=== SOURCE MATERIAL ===

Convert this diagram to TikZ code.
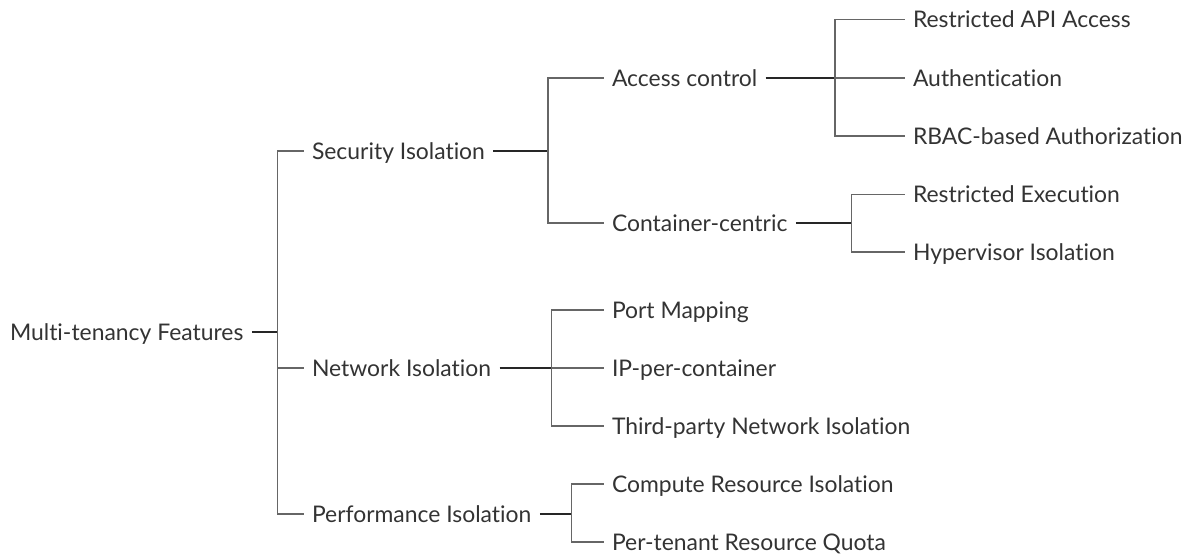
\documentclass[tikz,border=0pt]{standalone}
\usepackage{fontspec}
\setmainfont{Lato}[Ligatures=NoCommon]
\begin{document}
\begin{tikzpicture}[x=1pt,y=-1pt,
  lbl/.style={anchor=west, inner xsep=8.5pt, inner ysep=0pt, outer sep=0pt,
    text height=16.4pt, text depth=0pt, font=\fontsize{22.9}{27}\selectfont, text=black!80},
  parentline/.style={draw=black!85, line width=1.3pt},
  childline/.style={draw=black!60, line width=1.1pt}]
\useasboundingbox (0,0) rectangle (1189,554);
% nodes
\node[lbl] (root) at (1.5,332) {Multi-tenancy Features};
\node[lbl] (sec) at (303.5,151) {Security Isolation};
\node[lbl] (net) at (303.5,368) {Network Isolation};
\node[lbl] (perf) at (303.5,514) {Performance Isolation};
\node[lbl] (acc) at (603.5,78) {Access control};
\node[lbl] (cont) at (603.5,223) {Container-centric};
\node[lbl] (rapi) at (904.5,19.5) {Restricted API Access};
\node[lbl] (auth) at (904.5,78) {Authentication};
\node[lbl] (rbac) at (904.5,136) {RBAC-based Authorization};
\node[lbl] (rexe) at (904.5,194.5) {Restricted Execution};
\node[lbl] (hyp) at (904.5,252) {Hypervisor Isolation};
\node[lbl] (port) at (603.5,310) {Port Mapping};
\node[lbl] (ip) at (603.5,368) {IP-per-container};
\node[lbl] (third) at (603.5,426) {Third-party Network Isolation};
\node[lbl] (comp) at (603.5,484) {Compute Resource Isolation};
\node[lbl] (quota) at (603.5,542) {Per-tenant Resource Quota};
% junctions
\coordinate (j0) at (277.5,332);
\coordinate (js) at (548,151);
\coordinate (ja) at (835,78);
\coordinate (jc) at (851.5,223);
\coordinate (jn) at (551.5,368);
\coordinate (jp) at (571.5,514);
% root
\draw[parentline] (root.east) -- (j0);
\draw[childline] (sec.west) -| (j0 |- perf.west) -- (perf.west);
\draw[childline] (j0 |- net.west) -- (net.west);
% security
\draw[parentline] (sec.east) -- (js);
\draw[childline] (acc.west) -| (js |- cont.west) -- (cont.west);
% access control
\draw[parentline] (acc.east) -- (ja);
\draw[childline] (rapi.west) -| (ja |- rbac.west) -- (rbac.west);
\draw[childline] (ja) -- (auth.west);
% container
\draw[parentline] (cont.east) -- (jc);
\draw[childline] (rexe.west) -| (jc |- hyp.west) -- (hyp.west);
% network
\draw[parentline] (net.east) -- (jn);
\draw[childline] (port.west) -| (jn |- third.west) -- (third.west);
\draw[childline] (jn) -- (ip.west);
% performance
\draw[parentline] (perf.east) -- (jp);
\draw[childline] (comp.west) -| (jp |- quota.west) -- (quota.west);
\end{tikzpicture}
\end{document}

===

YOUR TASK: Send back the data above word for word, with the pictures left out.

FINISHED EXERCISE:
Convert this diagram to TikZ code.
\documentclass[tikz,border=0pt]{standalone}
\usepackage{fontspec}
\setmainfont{Lato}[Ligatures=NoCommon]
\begin{document}
\begin{tikzpicture}[x=1pt,y=-1pt,
  lbl/.style={anchor=west, inner xsep=8.5pt, inner ysep=0pt, outer sep=0pt,
    text height=16.4pt, text depth=0pt, font=\fontsize{22.9}{27}\selectfont, text=black!80},
  parentline/.style={draw=black!85, line width=1.3pt},
  childline/.style={draw=black!60, line width=1.1pt}]
\useasboundingbox (0,0) rectangle (1189,554);
% nodes
\node[lbl] (root) at (1.5,332) {Multi-tenancy Features};
\node[lbl] (sec) at (303.5,151) {Security Isolation};
\node[lbl] (net) at (303.5,368) {Network Isolation};
\node[lbl] (perf) at (303.5,514) {Performance Isolation};
\node[lbl] (acc) at (603.5,78) {Access control};
\node[lbl] (cont) at (603.5,223) {Container-centric};
\node[lbl] (rapi) at (904.5,19.5) {Restricted API Access};
\node[lbl] (auth) at (904.5,78) {Authentication};
\node[lbl] (rbac) at (904.5,136) {RBAC-based Authorization};
\node[lbl] (rexe) at (904.5,194.5) {Restricted Execution};
\node[lbl] (hyp) at (904.5,252) {Hypervisor Isolation};
\node[lbl] (port) at (603.5,310) {Port Mapping};
\node[lbl] (ip) at (603.5,368) {IP-per-container};
\node[lbl] (third) at (603.5,426) {Third-party Network Isolation};
\node[lbl] (comp) at (603.5,484) {Compute Resource Isolation};
\node[lbl] (quota) at (603.5,542) {Per-tenant Resource Quota};
% junctions
\coordinate (j0) at (277.5,332);
\coordinate (js) at (548,151);
\coordinate (ja) at (835,78);
\coordinate (jc) at (851.5,223);
\coordinate (jn) at (551.5,368);
\coordinate (jp) at (571.5,514);
% root
\draw[parentline] (root.east) -- (j0);
\draw[childline] (sec.west) -| (j0 |- perf.west) -- (perf.west);
\draw[childline] (j0 |- net.west) -- (net.west);
% security
\draw[parentline] (sec.east) -- (js);
\draw[childline] (acc.west) -| (js |- cont.west) -- (cont.west);
% access control
\draw[parentline] (acc.east) -- (ja);
\draw[childline] (rapi.west) -| (ja |- rbac.west) -- (rbac.west);
\draw[childline] (ja) -- (auth.west);
% container
\draw[parentline] (cont.east) -- (jc);
\draw[childline] (rexe.west) -| (jc |- hyp.west) -- (hyp.west);
% network
\draw[parentline] (net.east) -- (jn);
\draw[childline] (port.west) -| (jn |- third.west) -- (third.west);
\draw[childline] (jn) -- (ip.west);
% performance
\draw[parentline] (perf.east) -- (jp);
\draw[childline] (comp.west) -| (jp |- quota.west) -- (quota.west);
\end{tikzpicture}
\end{document}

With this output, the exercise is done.